Friday, 10 November 2006

European Commission gives favourable assessment of National Assembly

The Chairman of the National Assembly of the Republic of Serbia, Predrag Markovic, today attended the plenary meeting of the Enhanced Permanent Dialogue (EPD) between Serbia and the European Union.



The Chairman of the National Assembly of the Republic of Serbia, Predrag Markovic, today attended the plenary meeting of the Enhanced Permanent Dialogue (EPD) between Serbia and the European Union.

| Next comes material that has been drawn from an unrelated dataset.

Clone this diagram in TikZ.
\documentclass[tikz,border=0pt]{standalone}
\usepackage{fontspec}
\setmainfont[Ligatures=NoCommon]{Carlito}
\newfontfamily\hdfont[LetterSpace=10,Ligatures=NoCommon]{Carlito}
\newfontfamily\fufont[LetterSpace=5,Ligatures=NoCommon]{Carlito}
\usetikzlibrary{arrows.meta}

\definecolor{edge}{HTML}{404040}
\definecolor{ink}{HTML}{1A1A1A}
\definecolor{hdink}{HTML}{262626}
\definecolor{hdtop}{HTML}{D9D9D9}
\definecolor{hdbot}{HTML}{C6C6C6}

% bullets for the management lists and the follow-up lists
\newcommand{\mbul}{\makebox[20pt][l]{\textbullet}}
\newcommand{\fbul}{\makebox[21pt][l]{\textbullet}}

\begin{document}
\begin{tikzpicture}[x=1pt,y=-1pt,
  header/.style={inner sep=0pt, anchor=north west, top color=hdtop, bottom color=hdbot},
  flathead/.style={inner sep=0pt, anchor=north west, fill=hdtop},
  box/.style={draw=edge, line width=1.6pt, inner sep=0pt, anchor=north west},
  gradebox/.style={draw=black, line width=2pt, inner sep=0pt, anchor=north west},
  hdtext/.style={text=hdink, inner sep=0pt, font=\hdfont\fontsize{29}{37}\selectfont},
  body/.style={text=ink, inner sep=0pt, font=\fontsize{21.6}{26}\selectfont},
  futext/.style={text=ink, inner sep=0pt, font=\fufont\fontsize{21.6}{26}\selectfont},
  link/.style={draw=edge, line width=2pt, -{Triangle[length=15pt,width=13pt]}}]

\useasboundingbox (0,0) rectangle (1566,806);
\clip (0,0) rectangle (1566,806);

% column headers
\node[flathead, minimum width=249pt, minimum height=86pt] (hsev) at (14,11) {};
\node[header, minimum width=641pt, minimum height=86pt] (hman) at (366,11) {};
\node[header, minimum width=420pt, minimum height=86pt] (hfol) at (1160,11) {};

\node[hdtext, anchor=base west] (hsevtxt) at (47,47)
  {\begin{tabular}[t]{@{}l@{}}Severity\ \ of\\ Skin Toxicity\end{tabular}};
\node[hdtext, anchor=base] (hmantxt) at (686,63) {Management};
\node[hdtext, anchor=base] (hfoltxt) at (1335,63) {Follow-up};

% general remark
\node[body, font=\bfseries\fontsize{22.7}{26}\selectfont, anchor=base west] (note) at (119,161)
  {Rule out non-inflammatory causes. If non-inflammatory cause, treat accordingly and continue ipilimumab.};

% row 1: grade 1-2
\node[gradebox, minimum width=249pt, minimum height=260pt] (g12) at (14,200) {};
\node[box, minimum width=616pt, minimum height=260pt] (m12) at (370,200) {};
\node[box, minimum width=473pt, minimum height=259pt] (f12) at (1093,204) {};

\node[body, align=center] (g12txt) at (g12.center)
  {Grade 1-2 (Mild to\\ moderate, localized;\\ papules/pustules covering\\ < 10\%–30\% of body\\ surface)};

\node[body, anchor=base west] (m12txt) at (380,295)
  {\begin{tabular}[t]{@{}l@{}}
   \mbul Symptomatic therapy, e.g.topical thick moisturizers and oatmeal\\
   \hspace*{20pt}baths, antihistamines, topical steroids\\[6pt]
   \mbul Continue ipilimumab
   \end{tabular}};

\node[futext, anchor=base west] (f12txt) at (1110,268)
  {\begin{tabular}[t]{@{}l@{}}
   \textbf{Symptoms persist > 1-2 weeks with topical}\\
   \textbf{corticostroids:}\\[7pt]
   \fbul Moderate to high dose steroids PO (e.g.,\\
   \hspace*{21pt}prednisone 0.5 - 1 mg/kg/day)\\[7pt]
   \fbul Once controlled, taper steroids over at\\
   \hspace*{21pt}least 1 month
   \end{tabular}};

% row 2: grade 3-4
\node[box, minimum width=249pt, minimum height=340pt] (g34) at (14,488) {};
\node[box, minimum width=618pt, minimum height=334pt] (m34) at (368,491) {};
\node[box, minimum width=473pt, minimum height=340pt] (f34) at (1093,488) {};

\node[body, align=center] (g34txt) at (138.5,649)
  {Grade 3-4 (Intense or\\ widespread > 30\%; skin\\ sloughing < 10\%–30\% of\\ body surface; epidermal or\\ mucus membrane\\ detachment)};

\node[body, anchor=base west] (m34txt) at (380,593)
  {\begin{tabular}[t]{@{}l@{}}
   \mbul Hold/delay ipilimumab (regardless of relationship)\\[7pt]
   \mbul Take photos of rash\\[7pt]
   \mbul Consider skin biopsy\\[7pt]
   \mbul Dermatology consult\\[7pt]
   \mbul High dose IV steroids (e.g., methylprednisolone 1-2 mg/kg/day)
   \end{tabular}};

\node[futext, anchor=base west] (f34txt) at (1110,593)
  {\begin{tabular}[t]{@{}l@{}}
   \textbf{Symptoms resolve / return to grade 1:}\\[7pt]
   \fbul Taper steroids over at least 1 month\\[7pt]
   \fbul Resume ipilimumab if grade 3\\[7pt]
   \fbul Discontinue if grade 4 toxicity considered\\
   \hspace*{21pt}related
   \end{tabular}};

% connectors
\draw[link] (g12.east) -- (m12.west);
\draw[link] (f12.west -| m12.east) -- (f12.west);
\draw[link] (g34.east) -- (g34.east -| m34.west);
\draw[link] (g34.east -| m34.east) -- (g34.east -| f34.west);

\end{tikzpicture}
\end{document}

Addressing the attendants, Markovic expressed his pleasure at the fact that, as of this day, Serbia had a new Constitution. The adoption of the Constitutional Act created preconditions for the implementation of the new Serbian Constitution, adopted unanimously by the National Assembly at its First Special Sitting, held on 30 September 2006, confirmed by popular vote on 28 and 29 October, and ceremonially proclaimed by the National Assembly on 8 November 2006. He reiterated that he had presented a detailed report, as early as 26 July 2006, at the last EPD meeting, on the course of activities undertaken in amending the old Constitution. The report contained a ‘detailed clarification of the process, and a warning of the difficulties faced, but also an announcement that everything would be done to achieve consensus and have the new Constitution adopted as quickly as possible.’ After the the unanimous adoption of the proposed Constitution by the National Assembly (described by Markovic as ‘nothing short of a political miracle’), the Assembly Chairman said he had written to the head of the European Commission’s Delegation to Serbia, Josep Lloveras, to inform him of the process of adopting the new Constitution and the creation of democratic and legal preconditions for full constitutional reform. Markovic underlined that the fact that the level of human and minority rights achieved so far could not be changed was ‘an important achievement for further democratisation of society.’

Referring to the European Commission’s report on the progress made by Serbia in 2006, especially the section dealing with the National Assembly, Mr Markovic underlined that the detailed, positive assessment of the Assembly’s progress was ‘personally flattering’, but ‘posed challenges for the future to the Assembly, a key institution that must overcome problems identified.’

The European Union had prepared, and published, on 8 November, its annual Serbia Progress Report, which positively assessed activities of the National Assembly of the Republic of Serbia.

The part of the report dealing with the National Assembly says that ‘[t]he Serbian Parliament has continued with intensive legislative activity’, and goes on to underline the amendment of the Rules of Procedure ‘to take over the competencies of the State Union Parliament, especially control of the military and international parliamentary cooperation.’ The Assembly’s activities in 2006 were assessed as ‘transparent and open to the general public’, while the timely publication of comprehensive National Assembly Bulletins (under the Act on Free Access to Information of Public Importance) is also stressed; ‘[t]he practice of publishing regular three-monthly reports’ also receives praise, as did the Chairman’s practice of continuing ‘to brief the media and the international partners regularly’. The European Commission also praised the work of Assembly Committees: it hailed the formation of the Local Self-Government Committee, while the European Integrations Committee, the report says, ‘continued its good work to implement the European Partnership.’ The formation of the Legislation Harmonisation Division (LHD), tasked with bringing Serbia’s legislation in line with EU law, is seen as a positive development, although the report does note that ‘the activities of this Office [the LHD] are still at an early stage.’

The European Commission’s report goes on to emphasise that the Assembly ‘still lacks specialised staff’, that it ‘has often set too short periods of vacatio legis for new pieces of legislation’, that the Ombudsman had not yet been elected, although the necessary legislation was adopted as early as 2005, as well as that there were ‘a number of outstanding issues concerning election monitoring, updating of voters’ registers and financing of election campaigns.’

The section on the work of the National Assembly in 2006 ends with the conclusion that ‘there is scope for further improvement especially on the basis of the recently amended parliamentary procedures.’